6. Applications in Optimization, Finance, and Learning

• Stochastic Optimization: The adapted Wasserstein distance controls the sensitivity of the value functions in multi-period and optimal stopping problems. Under model uncertainty, it quantifies the maximal shift in the optimized value as the model law is perturbed within an adapted Wasserstein ball, with explicit first-order approximations (risk measures) available (Bartl et al., 2022).
• Financial Mathematics: In robust pricing and hedging, the adapted Wasserstein distance determines the stability of superhedging strategies and utility maximization with respect to model perturbations. Unlike the classical metric, adapted Wasserstein closeness implies financial (not only statistical) similarity by preserving the temporal dynamics and filtration (Backhoff-Veraguas et al., 2019).
• Statistical Testing: Empirical martingale projection distances calculated via the adapted Wasserstein distance allow for consistent and efficient hypothesis testing of the martingale property (e.g., validating no-arbitrage in neural SDE-based asset pricing), even in high dimensions (Blanchet et al., 22 Jan 2024).
• Machine Learning: In sequential learning and domain adaptation, adapted Wasserstein distances can be used for distribution comparison and robust representation learning to incorporate dynamic and causal information. Smoothing and embedding strategies facilitate scalable computation and make the metric usable in practice (Shen et al., 2017, Courty et al., 2017).
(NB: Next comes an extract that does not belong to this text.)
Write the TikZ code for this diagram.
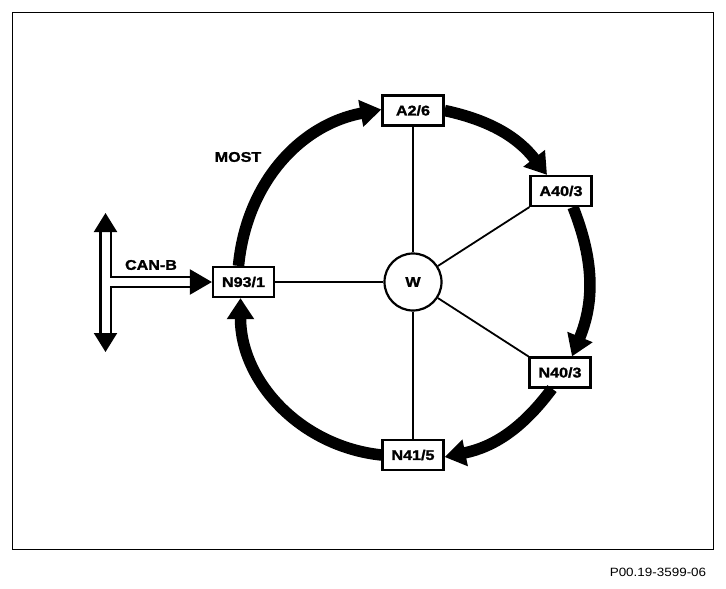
\documentclass[tikz,border=0pt]{standalone}
\usepackage{fontspec}
\setmainfont{Liberation Sans}
\newfontfamily\boxfont{Liberation Sans}[FakeStretch=1.15,BoldFeatures={FakeBold=1.5}]
\newfontfamily\capfont{Liberation Sans}[FakeStretch=1.12]
\usetikzlibrary{arrows.meta}
\begin{document}
\begin{tikzpicture}[x=1pt,y=-1pt,
  unit/.style={draw,line width=2.2pt,fill=white,minimum width=61pt,minimum height=30pt,inner sep=0pt,font=\boxfont\fontsize{14}{16}\selectfont\bfseries},
  spoke/.style={line width=1.8pt},
  ring/.style={line width=11.5pt,-{Triangle[length=21pt,width=26pt]}},
  canbus/.style={double,line width=2.2pt,double distance=8pt},
  tag/.style={font=\boxfont\fontsize{14}{16}\selectfont\bfseries}]
 \useasboundingbox (0,0) rectangle (726,589);
 \draw[line width=0.9pt] (12,12) rectangle (713,549);
 \node[font=\capfont\fontsize{12}{14}\selectfont] (ref) at (658,572) {P00.19-3599-06};
 \node[draw,circle,line width=2.2pt,minimum size=57pt,inner sep=0pt,font=\boxfont\fontsize{14}{16}\selectfont\bfseries] (w) at (413,282) {W};
 \node[unit] (a26) at (413,110.5) {A2/6};
 \node[unit] (a403) at (561,191) {A40/3};
 \node[unit] (n403) at (560,372.5) {N40/3};
 \node[unit] (n415) at (413,455) {N41/5};
 \node[unit] (n93) at (243.5,282) {N93/1};
 \draw[spoke] (w) -- (a26);
 \draw[spoke] (w) -- (n415);
 \draw[spoke] (w) -- (n93);
 \draw[spoke] (w) -- (a403.south west);
 \draw[spoke] (w) -- (n403.north west);
 \draw[ring] ([xshift=-5pt]n93.north) to[bend left=37] ([yshift=1pt]a26.west);
 \draw[ring] (a26.east) to[bend left=20] ([xshift=-14pt]a403.north);
 \draw[ring] ([xshift=12pt]a403.south) to[bend left=22] ([xshift=12pt]n403.north);
 \draw[ring] ([xshift=-8pt]n403.south) to[bend left=21] ([yshift=-2pt]n415.east);
 \draw[ring] (n415.west) to[bend left=42] ([xshift=-3pt]n93.south);
 \node[tag] (most) at (238,157) {MOST};
 \coordinate (bustop) at (105.5,213);
 \coordinate (busbot) at (105.5,352);
 \coordinate (canb) at (110,282);
 \draw[canbus,{Triangle[length=19pt,width=23pt]}-{Triangle[length=19pt,width=23pt]}] (bustop) -- (busbot);
 \draw[canbus,-{Triangle[length=22pt,width=25pt]}] (canb) -- (n93.west);
 \node[tag] (canlbl) at (151,265) {CAN-B};
\end{tikzpicture}
\end{document}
7. Extensions, Open Directions, and Limitations

Research continues to deepen the connection between adapted and classical optimal transport, develop efficient empirical estimators, and transfer statistical guarantees from classical to adapted settings (Blanchet et al., 31 Jul 2024, Acciaio et al., 27 Jun 2025). Limitations include computational cost for non-Gaussian or high-dimensional path measures, and the topological and statistical complexity of estimation—even for seemingly simple stochastic processes, empirical measures may not converge except under suitable adaptations (smoothing, shifting, regularization) (Backhoff et al., 2020, Hou, 26 Jan 2024, Larsson et al., 13 Mar 2025).

The adapted Wasserstein distance is thus a core object in modern probability and optimization in the presence of time/filtration structure, providing both geometric insight and robust quantitative tools for dynamic problems across mathematics, statistics, and engineering.